Directions:
From the very first line of the data to the line containing "const yDomain = [27.1, 82.9];", retype everything exactly, leaving the pictures behind.

Data excerpt:
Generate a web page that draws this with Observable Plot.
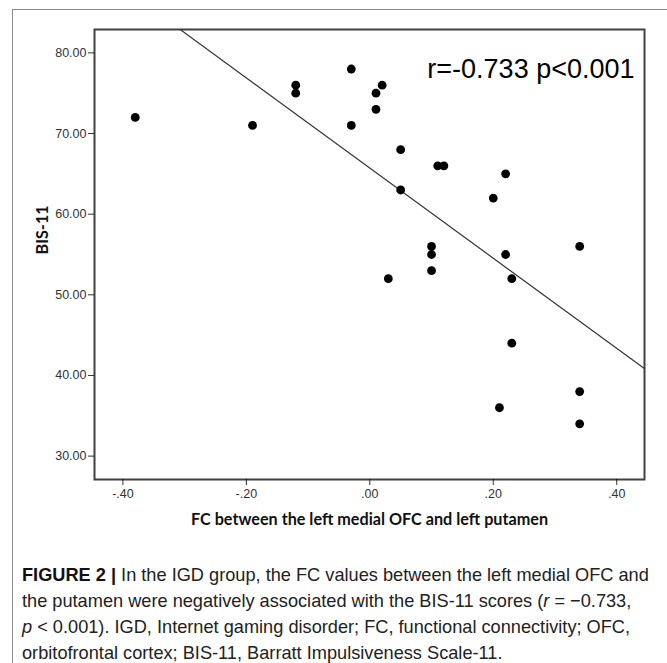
<!DOCTYPE html>
<html><head><meta charset="utf-8">
<script src="https://cdn.jsdelivr.net/npm/d3@7"></script>
<script src="https://cdn.jsdelivr.net/npm/@observablehq/plot@0.6"></script>
<style>
html,body{margin:0;padding:0;background:#fff;}
#wrap{position:relative;width:667px;height:663px;overflow:hidden;background:#fff;}
#frame{position:absolute;left:12px;top:9px;right:-5px;bottom:-5px;border-top:1.5px solid #8c8c8c;border-left:1.5px solid #8c8c8c;}
#chart{position:absolute;left:0;top:0;}
#caption{position:absolute;left:22px;top:562px;font-family:"Liberation Sans",Arial,sans-serif;font-size:18.2px;line-height:26px;color:#222;white-space:nowrap;}
#caption b{color:#111;}
</style></head><body>
<div id="wrap">
<div id="frame"></div>
<div id="chart"></div>
<div id="caption">
<div><b>FIGURE 2 |</b> In the IGD group, the FC values between the left medial OFC and</div>
<div>the putamen were negatively associated with the BIS-11 scores (<i>r</i> = −0.733,</div>
<div><i>p</i> &lt; 0.001). IGD, Internet gaming disorder; FC, functional connectivity; OFC,</div>
<div>orbitofrontal cortex; BIS-11, Barratt Impulsiveness Scale-11.</div>
</div>
</div>
<script>
const fcValues  = [-0.38, -0.19, -0.12, -0.12, -0.03, -0.03, 0.01, 0.01, 0.02, 0.05, 0.05, 0.03, 0.10, 0.10, 0.10, 0.11, 0.12, 0.20, 0.22, 0.22, 0.23, 0.23, 0.21, 0.34, 0.34, 0.34];
const bisScores = [72, 71, 76, 75, 78, 71, 75, 73, 76, 68, 63, 52, 56, 55, 53, 66, 66, 62, 65, 55, 52, 44, 36, 56, 38, 34];
const yTicks = [30, 40, 50, 60, 70, 80];
const xTicks = [-0.4, -0.2, 0, 0.2, 0.4];
const annotation = "r=-0.733 p<0.001";
const xLabel = "FC between the left medial OFC and left putamen";
const yLabel = "BIS-11";

const points = fcValues.map((x, i) => ({x, y: bisScores[i]}));
const xDomain = [-0.446, 0.445];
const yDomain = [27.1, 82.9];

// least-squares fit of the points
const mx = d3.mean(fcValues), my = d3.mean(bisScores);
const slope = d3.sum(points, d => (d.x - mx) * (d.y - my)) / d3.sum(points, d => (d.x - mx) ** 2);
const intercept = my - slope * mx;
const fitLine = xDomain.map(x => ({x, y: intercept + slope * x}));

const fmtX = d => d.toFixed(2).replace("0.", ".");

const chart = Plot.plot({
  width: 667, height: 540,
  marginLeft: 94, marginRight: 23, marginTop: 29, marginBottom: 61,
  x: {domain: xDomain, ticks: xTicks, tickFormat: fmtX, tickSize: 6, tickPadding: 4, label: null},
  y: {domain: yDomain, ticks: yTicks, tickFormat: d => d.toFixed(2), tickSize: 6, tickPadding: 2, label: null},
  style: {fontFamily: "'Liberation Sans',Arial,sans-serif", fontSize: "12.5px", color: "#333", background: "transparent"},
  marks: [
    Plot.frame({stroke: "black", strokeOpacity: 0.75, strokeWidth: 2}),
    Plot.line(fitLine, {x: "x", y: "y", stroke: "#333", strokeWidth: 1.2, clip: true}),
    Plot.dot(points, {x: "x", y: "y", r: 4.4, fill: "#000", stroke: "none"}),
    Plot.text([annotation], {frameAnchor: "top-right", text: d => d, dx: -10, dy: 29, lineAnchor: "top", textAnchor: "end", fontSize: 27, fontFamily: "'Liberation Sans',Arial,sans-serif", fill: "#000"}),
    Plot.text([xLabel], {frameAnchor: "bottom", text: d => d, dy: 40, lineAnchor: "middle", fontWeight: "bold", fontSize: 16.2, fontFamily: "Lato,sans-serif", fill: "#111"}),
    Plot.text([yLabel], {frameAnchor: "left", text: d => d, dx: -52, rotate: -90, lineAnchor: "middle", fontWeight: "bold", fontSize: 16.2, fontFamily: "Lato,sans-serif", fill: "#111"})
  ]
});
document.getElementById("chart").appendChild(chart);
</script>
</body></html>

Correct answer:
Generate a web page that draws this with Observable Plot.
<!DOCTYPE html>
<html><head><meta charset="utf-8">
<script src="https://cdn.jsdelivr.net/npm/d3@7"></script>
<script src="https://cdn.jsdelivr.net/npm/@observablehq/plot@0.6"></script>
<style>
html,body{margin:0;padding:0;background:#fff;}
#wrap{position:relative;width:667px;height:663px;overflow:hidden;background:#fff;}
#frame{position:absolute;left:12px;top:9px;right:-5px;bottom:-5px;border-top:1.5px solid #8c8c8c;border-left:1.5px solid #8c8c8c;}
#chart{position:absolute;left:0;top:0;}
#caption{position:absolute;left:22px;top:562px;font-family:"Liberation Sans",Arial,sans-serif;font-size:18.2px;line-height:26px;color:#222;white-space:nowrap;}
#caption b{color:#111;}
</style></head><body>
<div id="wrap">
<div id="frame"></div>
<div id="chart"></div>
<div id="caption">
<div><b>FIGURE 2 |</b> In the IGD group, the FC values between the left medial OFC and</div>
<div>the putamen were negatively associated with the BIS-11 scores (<i>r</i> = −0.733,</div>
<div><i>p</i> &lt; 0.001). IGD, Internet gaming disorder; FC, functional connectivity; OFC,</div>
<div>orbitofrontal cortex; BIS-11, Barratt Impulsiveness Scale-11.</div>
</div>
</div>
<script>
const fcValues  = [-0.38, -0.19, -0.12, -0.12, -0.03, -0.03, 0.01, 0.01, 0.02, 0.05, 0.05, 0.03, 0.10, 0.10, 0.10, 0.11, 0.12, 0.20, 0.22, 0.22, 0.23, 0.23, 0.21, 0.34, 0.34, 0.34];
const bisScores = [72, 71, 76, 75, 78, 71, 75, 73, 76, 68, 63, 52, 56, 55, 53, 66, 66, 62, 65, 55, 52, 44, 36, 56, 38, 34];
const yTicks = [30, 40, 50, 60, 70, 80];
const xTicks = [-0.4, -0.2, 0, 0.2, 0.4];
const annotation = "r=-0.733 p<0.001";
const xLabel = "FC between the left medial OFC and left putamen";
const yLabel = "BIS-11";

const points = fcValues.map((x, i) => ({x, y: bisScores[i]}));
const xDomain = [-0.446, 0.445];
const yDomain = [27.1, 82.9];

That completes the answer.